DATA SECTION
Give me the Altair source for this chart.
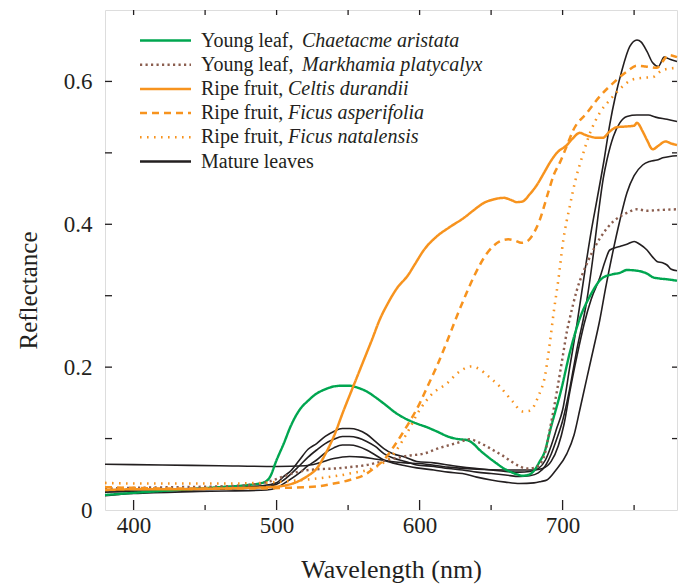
import altair as alt
import pandas as pd

# ---------------- data ----------------
series_names = [
    "Young leaf, Chaetacme aristata",
    "Young leaf, Markhamia platycalyx",
    "Ripe fruit, Celtis durandii",
    "Ripe fruit, Ficus asperifolia",
    "Ripe fruit, Ficus natalensis",
    "Mature leaves",
]
legend_prefix = ["Young leaf,", "Young leaf,", "Ripe fruit,", "Ripe fruit,", "Ripe fruit,", "Mature leaves"]
legend_species = ["Chaetacme aristata", "Markhamia platycalyx", "Celtis durandii",
                  "Ficus asperifolia", "Ficus natalensis", ""]

chaetacme_wl = [380, 400, 430, 460, 480, 490, 495, 500, 505, 510, 516, 522, 528, 534, 540, 546, 551, 557,
                563, 569, 575, 584, 590, 598, 605, 612, 621, 628, 633, 638, 642, 648, 654, 659, 663, 668,
                672, 676, 680, 684, 687, 692, 699, 705, 712, 719, 728, 735, 740, 745, 752, 759, 763, 768,
                773, 780]
chaetacme_r = [0.021, 0.024, 0.028, 0.032, 0.035, 0.038, 0.045, 0.070, 0.093, 0.118, 0.140, 0.153, 0.163,
               0.169, 0.173, 0.174, 0.174, 0.171, 0.166, 0.158, 0.149, 0.135, 0.128, 0.121, 0.116, 0.110,
               0.102, 0.099, 0.098, 0.092, 0.084, 0.074, 0.065, 0.058, 0.054, 0.050, 0.048, 0.049, 0.055,
               0.068, 0.079, 0.117, 0.168, 0.220, 0.268, 0.299, 0.325, 0.330, 0.332, 0.336, 0.335, 0.331,
               0.326, 0.324, 0.323, 0.321]

markhamia_wl = [380, 400, 430, 460, 481, 495, 505, 516, 528, 540, 551, 563, 572, 582, 592, 603, 614, 621,
                628, 635, 641, 647, 653, 659, 664, 670, 675, 680, 684, 687, 691, 696, 700.5, 703, 705, 710,
                717, 726, 735.5, 745, 752, 759, 768, 780]
markhamia_r = [0.030, 0.031, 0.032, 0.033, 0.035, 0.040, 0.047, 0.054, 0.057, 0.058, 0.060, 0.063, 0.067,
               0.072, 0.076, 0.079, 0.087, 0.091, 0.095, 0.099, 0.095, 0.089, 0.082, 0.075, 0.068, 0.061,
               0.058, 0.059, 0.064, 0.075, 0.112, 0.166, 0.220, 0.250, 0.268, 0.308, 0.345, 0.380, 0.404,
               0.416, 0.421, 0.419, 0.420, 0.421]

celtis_wl = [380, 400, 430, 460, 480, 495, 505, 515, 522, 528, 534, 540, 547, 554, 561, 567, 572, 578, 584,
             592, 597, 603, 612, 621, 631, 638, 645, 652, 659, 664, 668, 672, 677, 682, 687, 691, 696, 703,
             707, 712, 716, 719, 724, 728, 733, 738, 745, 750, 752, 756, 759, 763, 767, 772, 776, 780]
celtis_r = [0.028, 0.029, 0.029, 0.030, 0.031, 0.032, 0.034, 0.040, 0.048, 0.058, 0.078, 0.103, 0.140, 0.175,
            0.210, 0.240, 0.266, 0.290, 0.310, 0.329, 0.345, 0.364, 0.383, 0.396, 0.409, 0.420, 0.430, 0.435,
            0.437, 0.434, 0.431, 0.432, 0.442, 0.455, 0.472, 0.486, 0.500, 0.511, 0.520, 0.528, 0.525,
            0.523, 0.521, 0.521, 0.530, 0.536, 0.537, 0.538, 0.542, 0.530, 0.518, 0.505, 0.510, 0.516,
            0.513, 0.511]

asperifolia_wl = [380, 400, 430, 460, 480, 505, 528, 540, 551, 563, 569, 575, 582, 591, 600, 606, 612, 619,
                  626, 632, 638, 647, 656, 662, 667, 671, 675, 678, 684, 690, 694, 698, 703, 707.5, 717, 726,
                  735.5, 745, 752, 758, 766, 770, 774, 780]
asperifolia_r = [0.032, 0.031, 0.030, 0.030, 0.030, 0.031, 0.033, 0.037, 0.042, 0.051, 0.060, 0.070, 0.089,
                 0.117, 0.149, 0.175, 0.201, 0.235, 0.271, 0.300, 0.327, 0.359, 0.376, 0.379, 0.377, 0.374,
                 0.376, 0.382, 0.406, 0.445, 0.470, 0.486, 0.510, 0.532, 0.556, 0.579, 0.598, 0.614, 0.622,
                 0.621, 0.619, 0.628, 0.637, 0.634]

natalensis_wl = [380, 400, 430, 460, 490, 505, 528, 551, 570, 582, 591, 600, 609, 619, 628, 636, 642, 647,
                 656, 665, 672, 677, 683, 688, 691, 694, 697, 700.5, 705, 709, 713, 720, 726, 733, 742, 748,
                 756, 763, 770, 780]
natalensis_r = [0.038, 0.037, 0.037, 0.037, 0.038, 0.040, 0.044, 0.051, 0.061, 0.079, 0.107, 0.140, 0.163,
                0.177, 0.194, 0.201, 0.197, 0.189, 0.173, 0.152, 0.138, 0.139, 0.159, 0.191, 0.233, 0.280,
                0.322, 0.378, 0.425, 0.462, 0.490, 0.532, 0.556, 0.574, 0.593, 0.602, 0.605, 0.606, 0.616,
                0.619]

mature1_wl = [380, 420, 460, 490, 500, 505, 510, 516, 522, 528, 534, 540, 546, 551, 557, 563, 569, 575, 581,
              590, 598, 610, 620, 630, 640, 650, 660, 670, 677, 683, 688, 692, 696, 700, 705, 710, 716, 720,
              724, 729, 733, 737, 741, 747, 752, 755, 759, 763, 767, 771, 775, 780]
mature1_r = [0.027, 0.029, 0.031, 0.034, 0.038, 0.047, 0.055, 0.070, 0.085, 0.093, 0.103, 0.110, 0.114, 0.114,
             0.112, 0.106, 0.096, 0.086, 0.079, 0.074, 0.068, 0.066, 0.063, 0.060, 0.058, 0.056, 0.054, 0.053,
             0.054, 0.058, 0.070, 0.090, 0.115, 0.140, 0.200, 0.260, 0.340, 0.390, 0.434, 0.490, 0.540, 0.580,
             0.612, 0.649, 0.658, 0.655, 0.642, 0.626, 0.621, 0.634, 0.631, 0.628]

mature2_wl = [380, 420, 460, 490, 500, 505, 516, 522, 528, 534, 540, 546, 551, 557, 563, 569, 575, 581, 590,
              598, 610, 620, 630, 640, 650, 660, 670, 677, 683, 688, 692, 696, 700, 705, 710, 717, 721, 725,
              728.5, 731, 735.5, 740, 745, 752, 760, 765, 773, 780]
mature2_r = [0.025, 0.027, 0.029, 0.032, 0.036, 0.042, 0.062, 0.074, 0.084, 0.093, 0.099, 0.103, 0.103, 0.101,
             0.096, 0.089, 0.079, 0.073, 0.068, 0.063, 0.061, 0.058, 0.056, 0.053, 0.051, 0.049, 0.047, 0.048,
             0.052, 0.062, 0.078, 0.100, 0.125, 0.170, 0.225, 0.294, 0.350, 0.415, 0.465, 0.490, 0.523, 0.542,
             0.551, 0.553, 0.553, 0.550, 0.547, 0.544]

mature3_wl = [380, 400, 446, 493, 500, 505, 516, 522, 528, 534, 540, 546, 551, 557, 563, 569, 575, 581, 590,
              598, 610, 620, 630, 640, 650, 660, 670, 680, 685, 689, 695, 703, 708, 712, 717, 721.5, 726, 730,
              735, 740, 745, 750, 756, 761, 766, 770, 775, 780]
mature3_r = [0.020, 0.023, 0.026, 0.028, 0.031, 0.037, 0.052, 0.062, 0.070, 0.080, 0.087, 0.091, 0.091, 0.089,
             0.084, 0.077, 0.070, 0.066, 0.062, 0.059, 0.056, 0.053, 0.051, 0.046, 0.042, 0.039, 0.037, 0.038,
             0.040, 0.042, 0.055, 0.079, 0.105, 0.140, 0.185, 0.225, 0.266, 0.310, 0.360, 0.405, 0.444, 0.468,
             0.483, 0.488, 0.490, 0.493, 0.495, 0.496]

mature4_wl = [380, 420, 460, 500, 520, 530, 540, 551, 560, 570, 580, 590, 600, 620, 640, 660, 680, 686, 692,
              697, 701, 705, 710, 715, 720, 726, 730, 733, 740, 745, 750, 754, 759, 763, 766, 770, 773, 776, 780]
mature4_r = [0.064, 0.063, 0.062, 0.061, 0.062, 0.066, 0.072, 0.075, 0.074, 0.071, 0.068, 0.066, 0.065, 0.060,
             0.057, 0.056, 0.056, 0.058, 0.068, 0.090, 0.120, 0.165, 0.215, 0.260, 0.295, 0.325, 0.350, 0.364,
             0.369, 0.372, 0.376, 0.372, 0.364, 0.354, 0.348, 0.346, 0.343, 0.337, 0.335]

x_label_values = [400, 500, 600, 700]
y_label_values = [0, 0.2, 0.4, 0.6]
x_minor_ticks = [450, 550, 650, 750]
x_all_ticks = [400, 450, 500, 550, 600, 650, 700, 750]
y_all_ticks = [0.1, 0.2, 0.3, 0.4, 0.5, 0.6]

# ---------------- styles ----------------
colors = ["#00a650", "#8b5e4f", "#f7931e", "#f7931e", "#f7931e", "#231f20"]
dashes = [[1, 0], [2.2, 3.3], [1, 0], [7, 5], [1.6, 5.4], [1, 0]]
widths = [2.4, 2.6, 2.4, 2.4, 1.8, 1.6]
INK = "#231f20"
FONT = "Liberation Serif, Times New Roman, serif"

W, H = 572, 500
X0, X1 = 380, 780
Y0, Y1 = 0.0, 0.7
X_TITLE = "Wavelength (nm)"
Y_TITLE = "Reflectance"

# ---------------- tables ----------------
rows = []
def add(name, curve, wl, r):
    for a, b in zip(wl, r):
        rows.append({"series": name, "curve": curve, "wl": a, "r": b})

add(series_names[0], "c", chaetacme_wl, chaetacme_r)
add(series_names[1], "m", markhamia_wl, markhamia_r)
add(series_names[2], "cd", celtis_wl, celtis_r)
add(series_names[3], "fa", asperifolia_wl, asperifolia_r)
add(series_names[4], "fn", natalensis_wl, natalensis_r)
add(series_names[5], "m1", mature1_wl, mature1_r)
add(series_names[5], "m2", mature2_wl, mature2_r)
add(series_names[5], "m3", mature3_wl, mature3_r)
add(series_names[5], "m4", mature4_wl, mature4_r)
df = pd.DataFrame(rows)

# legend rows, positioned in data space from their row index
def px_to_r(py):
    return Y1 - (py - 10) / H * (Y1 - Y0)

leg = pd.DataFrame({
    "series": series_names,
    "prefix": legend_prefix,
    "species": legend_species,
    "ly": [px_to_r(40.5 + 24.2 * i) for i in range(len(series_names))],
})

xs = alt.Scale(domain=[X0, X1], nice=False, zero=False)
ys = alt.Scale(domain=[Y0, Y1], nice=False, zero=False)
cs = alt.Scale(domain=series_names, range=colors)
ds = alt.Scale(domain=series_names, range=dashes)
ws = alt.Scale(domain=series_names, range=widths)

x_axis = alt.Axis(values=x_label_values, ticks=False, domain=False, grid=False, labelFont=FONT,
                  labelFontSize=23, labelColor=INK, labelPadding=4, titleFont=FONT, titleFontSize=26,
                  titleFontWeight="normal", titleColor=INK, titleY=67, titleBaseline="alphabetic")
y_axis = alt.Axis(values=y_label_values, ticks=False, domain=False, grid=False, labelFont=FONT,
                  labelFontSize=23, labelColor=INK, labelPadding=13,
                  labelExpr="datum.value == 0 ? '0' : format(datum.value, '.1f')",
                  titleFont=FONT, titleFontSize=25, titleFontWeight="normal", titleColor=INK,
                  titleAngle=-90, titleX=-77, titleY=280, titleAlign="center", titleBaseline="middle")


def X(field):
    return alt.X(field, scale=xs, axis=x_axis, title=X_TITLE)


def Y(field):
    return alt.Y(field, scale=ys, axis=y_axis, title=Y_TITLE)


black = alt.Chart(df).transform_filter(alt.datum.series == "Mature leaves").mark_line(
    color=INK, strokeWidth=1.6, interpolate="monotone"
).encode(
    x=X("wl:Q"), y=Y("r:Q"), detail="curve:N", order="wl:Q",
)

colored = alt.Chart(df).transform_filter(alt.datum.series != "Mature leaves").mark_line(
    interpolate="monotone", strokeCap="butt"
).encode(
    x=X("wl:Q"), y=Y("r:Q"),
    color=alt.Color("series:N", scale=cs, legend=None),
    strokeDash=alt.StrokeDash("series:N", scale=ds, legend=None),
    strokeWidth=alt.StrokeWidth("series:N", scale=ws, legend=None),
    detail="curve:N",
    order="wl:Q",
)

tick_style = dict(color=INK, strokeWidth=1.3)
xmaj = pd.DataFrame({"v": x_label_values})
xmin = pd.DataFrame({"v": x_minor_ticks})
xall = pd.DataFrame({"v": x_all_ticks})
yall = pd.DataFrame({"v": y_all_ticks})

bottom_major = alt.Chart(xmaj).mark_rule(**tick_style).encode(
    x=X("v:Q"), y=alt.value(H), y2=alt.value(H - 10))
bottom_minor = alt.Chart(xmin).mark_rule(**tick_style).encode(
    x=X("v:Q"), y=alt.value(H), y2=alt.value(H - 5))
top_ticks = alt.Chart(xall).mark_rule(**tick_style).encode(
    x=X("v:Q"), y=alt.value(0), y2=alt.value(5))
left_ticks = alt.Chart(yall).mark_rule(**tick_style).encode(
    y=Y("v:Q"), x=alt.value(0), x2=alt.value(7))
right_ticks = alt.Chart(yall).mark_rule(**tick_style).encode(
    y=Y("v:Q"), x=alt.value(W), x2=alt.value(W - 5))

leg_lines = alt.Chart(leg).mark_rule(strokeCap="butt").encode(
    x=alt.value(35), x2=alt.value(86),
    y=Y("ly:Q"),
    color=alt.Color("series:N", scale=cs, legend=None),
    strokeDash=alt.StrokeDash("series:N", scale=ds, legend=None),
    strokeWidth=alt.StrokeWidth("series:N", scale=ws, legend=None),
)
text_style = dict(font=FONT, fontSize=20, color=INK, align="left", baseline="middle")
leg_prefix = alt.Chart(leg).mark_text(**text_style).encode(
    x=alt.value(96), y=Y("ly:Q"), text="prefix:N")
leg_sp_young = alt.Chart(leg).transform_filter(alt.datum.prefix == "Young leaf,").mark_text(
    fontStyle="italic", **text_style).encode(
    x=alt.value(197), y=Y("ly:Q"), text="species:N")
leg_sp_ripe = alt.Chart(leg).transform_filter(alt.datum.prefix == "Ripe fruit,").mark_text(
    fontStyle="italic", **text_style).encode(
    x=alt.value(183), y=Y("ly:Q"), text="species:N")

chart = alt.layer(
    black, colored, bottom_major, bottom_minor, top_ticks, left_ticks, right_ticks,
    leg_lines, leg_prefix, leg_sp_young, leg_sp_ripe,
).properties(
    width=W, height=H,
    autosize=alt.AutoSizeParams(type="none"),
    padding={"left": 105, "top": 10, "right": 6, "bottom": 76},
).configure_view(
    stroke=INK, strokeWidth=1.5
).configure(background="white")

chart.save("out.html", embed_options={"renderer": "svg", "actions": False})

SET PROBLEM
Restate the material word for word from its first line through the line containing "import pandas as pd", both included; the pictures do not belong in it.

RESPONSE TO THE EXERCISE
Give me the Altair source for this chart.
import altair as alt
import pandas as pd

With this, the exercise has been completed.